Un écosystème menacé ?
Je n’ai pas souhaité en faire le thème central de cet article (je suis loin d’être assez savant sur le sujet ! ), mais, vous l’aurez compris au travers de quelques allusions ou de certaines images ci-dessus, le Lac Inlé est un système menacé :
- il se comble peu à peu du fait des déforestations alentour et de l’accumulation de sédiments,
- il est envahi par les jacinthes d’eau,
- l’utilisation intensive des pesticides pollue l’eau et porte préjudice à la faune piscicole,
- l’absence de système d’assainissement aggrave la pollution du lac,
- la multiplication du trafic des long-tail boats alimente la pollution à cause de leurs moteurs diesel fumants et bruyants,
- le développement rapide du tourisme, la construction de nouveaux hôtels accroissent la fréquentation du lac et en accélèrent la dégradation.
Si quelques mesures ont été prises par le gouvernement birman, beaucoup reste encore à faire pour préserver ce qui reste du lac et de sa biodiversité.
Quelques images en noir et blanc pour terminer …
Tes photos me transportent… Un plaisir de parcourir le billet !

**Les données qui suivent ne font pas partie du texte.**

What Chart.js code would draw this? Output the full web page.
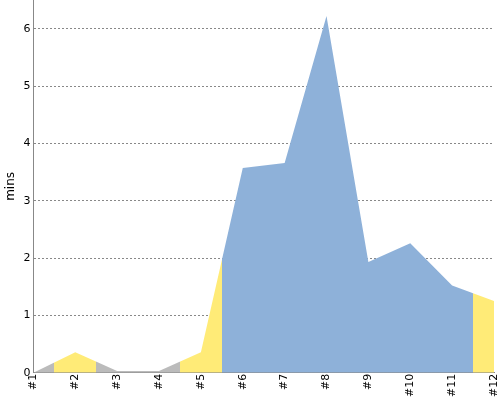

Merci de ce commentaire Lady. Les voyages doivent nous permettre d’être transportés … et si mes images produisent ce genre d’effet, j’en suis ravi bien sûr.

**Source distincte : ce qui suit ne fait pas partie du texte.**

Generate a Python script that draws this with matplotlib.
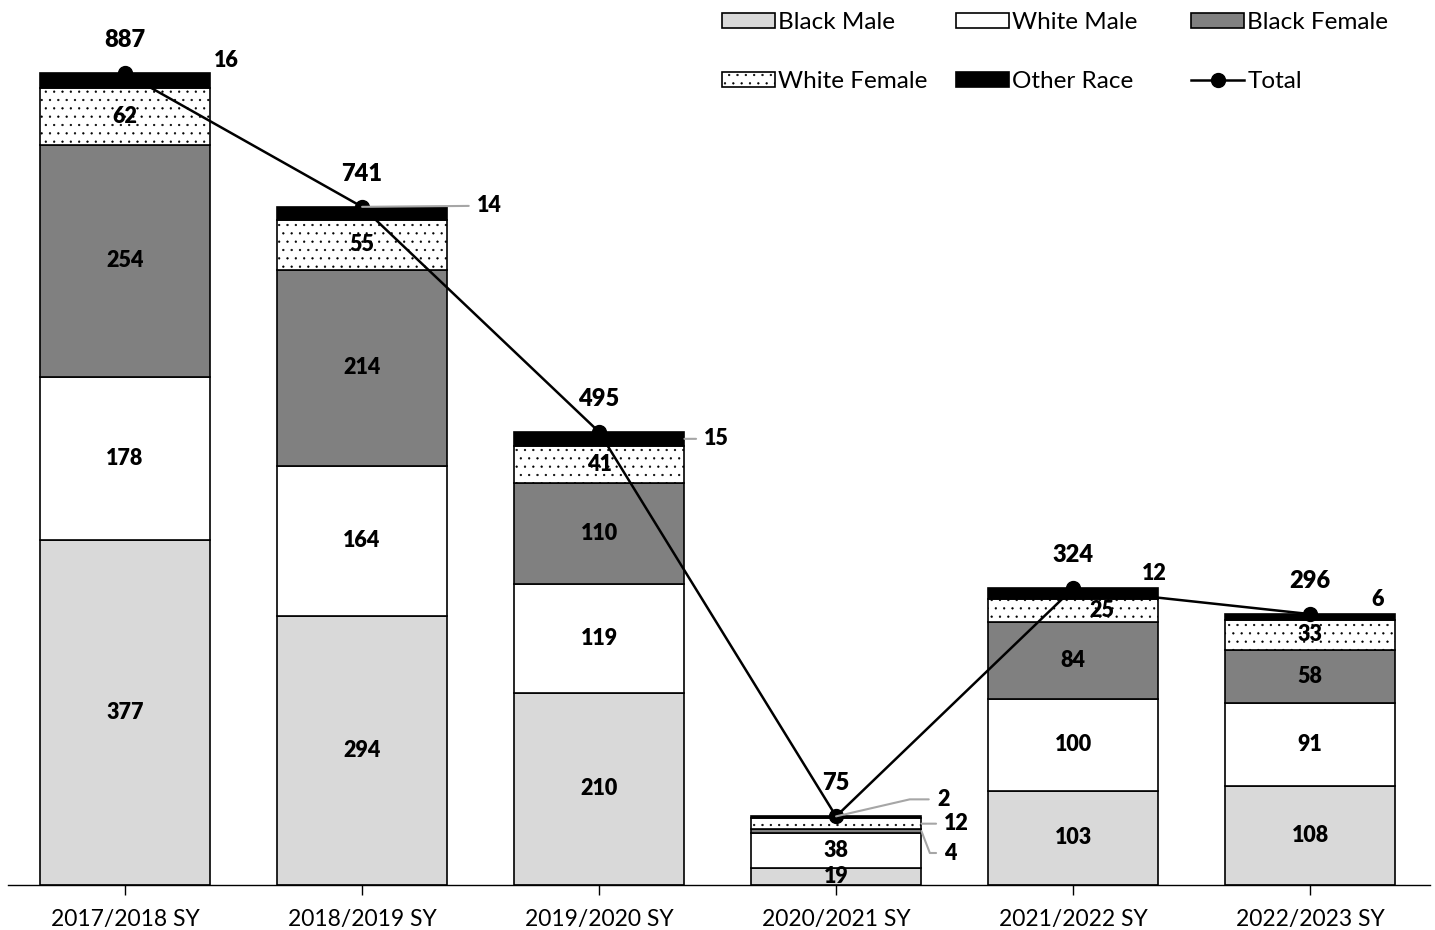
import matplotlib
matplotlib.use("Agg")
import matplotlib.pyplot as plt
from matplotlib.patches import Patch
from matplotlib.lines import Line2D

plt.rcParams["font.family"] = ["Lato", "DejaVu Sans"]
plt.rcParams["hatch.linewidth"] = 0.4

YEARS = ["2017/2018 SY", "2018/2019 SY", "2019/2020 SY",
         "2020/2021 SY", "2021/2022 SY", "2022/2023 SY"]
BLACK_MALE = [377, 294, 210, 19, 103, 108]
WHITE_MALE = [178, 164, 119, 38, 100, 91]
BLACK_FEMALE = [254, 214, 110, 4, 84, 58]
WHITE_FEMALE = [62, 55, 41, 12, 25, 33]
OTHER_RACE = [16, 14, 15, 2, 12, 6]
TOTAL = [887, 741, 495, 75, 324, 296]

SERIES = [("Black Male", BLACK_MALE, "#d9d9d9", None),
          ("White Male", WHITE_MALE, "white", None),
          ("Black Female", BLACK_FEMALE, "#808080", None),
          ("White Female", WHITE_FEMALE, "white", ".."),
          ("Other Race", OTHER_RACE, "black", None)]

W = 0.72
NUM_FONT = dict(fontsize=15.5, fontweight="heavy")
# labels drawn outside the bar: (series, bar) -> (dx px, dy px, leader, connection)
OUTSIDE = {(4, 0): (16, 13, False, None),
           (4, 1): (115, 1, True, None),
           (4, 2): (20, 0, True, None),
           (4, 3): (101, 17, True, "angle,angleA=0,angleB=13,rad=0"),
           (3, 3): (23, 0, True, None),
           (2, 3): (23, -22, True, "angle,angleA=0,angleB=111,rad=0"),
           (4, 4): (-4, 15, False, None),
           (4, 5): (-18, 15, False, None)}
# nudges for labels that stay inside
INSIDE_DX = {(3, 4): 0.12}

fig = plt.figure(figsize=(14.35, 9.3), dpi=100)
ax = fig.add_axes([8 / 1435, 45 / 930, 1422 / 1435, 885 / 930])

x = list(range(len(YEARS)))
bottoms = [0] * len(YEARS)
for si, (name, vals, color, hatch) in enumerate(SERIES):
    ax.bar(x, vals, W, bottom=bottoms, color=color, edgecolor="black",
           linewidth=1.2, hatch=hatch, zorder=2)
    for i, v in enumerate(vals):
        mid = bottoms[i] + v / 2
        if (si, i) in OUTSIDE:
            dx, dy, leader, conn = OUTSIDE[(si, i)]
            if si == 4 and i in (1, 3):
                xy = (i, bottoms[i] + v)
            elif leader:
                xy = (i + W / 2, mid)
            else:
                xy = (i + W / 2, bottoms[i] + v)
            kw = {}
            if leader:
                kw["arrowprops"] = dict(arrowstyle="-", color="#a6a6a6", lw=1.5,
                                        shrinkA=4, shrinkB=0, relpos=(0, 0.5),
                                        connectionstyle=conn or "arc3")
            ax.annotate(str(v), xy, xytext=(dx, dy), textcoords="offset pixels",
                        ha="left" if leader else "center", va="center",
                        zorder=5, **NUM_FONT, **kw)
        else:
            ax.text(i + INSIDE_DX.get((si, i), 0), mid, str(v), ha="center",
                    va="center", zorder=5, **NUM_FONT)
        bottoms[i] += v

ax.plot(x, TOTAL, color="black", lw=1.8, marker="o", markersize=10, zorder=4)
for i, t in enumerate(TOTAL):
    ax.annotate(str(t), (i, t), xytext=(0, 33), textcoords="offset pixels",
                ha="center", va="center", fontsize=17, fontweight="heavy")

ax.set_xlim(-0.494, 5.506)
ax.set_ylim(0, 967)
ax.set_xticks(x)
ax.set_xticklabels(YEARS, fontsize=16.5)
ax.set_yticks([])
for s in ["left", "right", "top"]:
    ax.spines[s].set_visible(False)
ax.spines["bottom"].set_linewidth(1)
ax.tick_params(axis="x", direction="out", length=7, width=1, pad=10)

h = {name: Patch(facecolor=color, edgecolor="black", hatch=hatch, lw=1.2)
     for name, _, color, hatch in SERIES}
h["Total"] = Line2D([], [], color="black", lw=1.8, marker="o", markersize=10)
columns = [(722, ["Black Male", "White Female"]),
           (956, ["White Male", "Other Race"]),
           (1191, ["Black Female", "Total"])]
for left, names in columns:
    leg = fig.legend([h[k] for k in names], names, loc="upper left",
                     bbox_to_anchor=(left / 1435, 1 - 12 / 930), frameon=False,
                     fontsize=17.5, handlelength=2.2, handleheight=0.58,
                     handletextpad=0.12, labelspacing=1.55, borderpad=0,
                     borderaxespad=0)

fig.savefig("out.png", dpi=100)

Je rêve devant ces images… même si ce n’est pas ce que tu attendais, c’est quand même magique!
Une société et un mode de vie vraiment façonnés par cette vie lacustre. Il n’y a, en effet, pas lieu d’être déçu de tout ce qu’on y découvre. Comme pour tous les décors qui associent l’eau et la montagne, il faudrait pouvoir y séjourner longuement pour bénéficier de toutes les variations de lumière et de couleurs selon les saisons et les heures du jour : là, c’est le photographe qui s’exprime.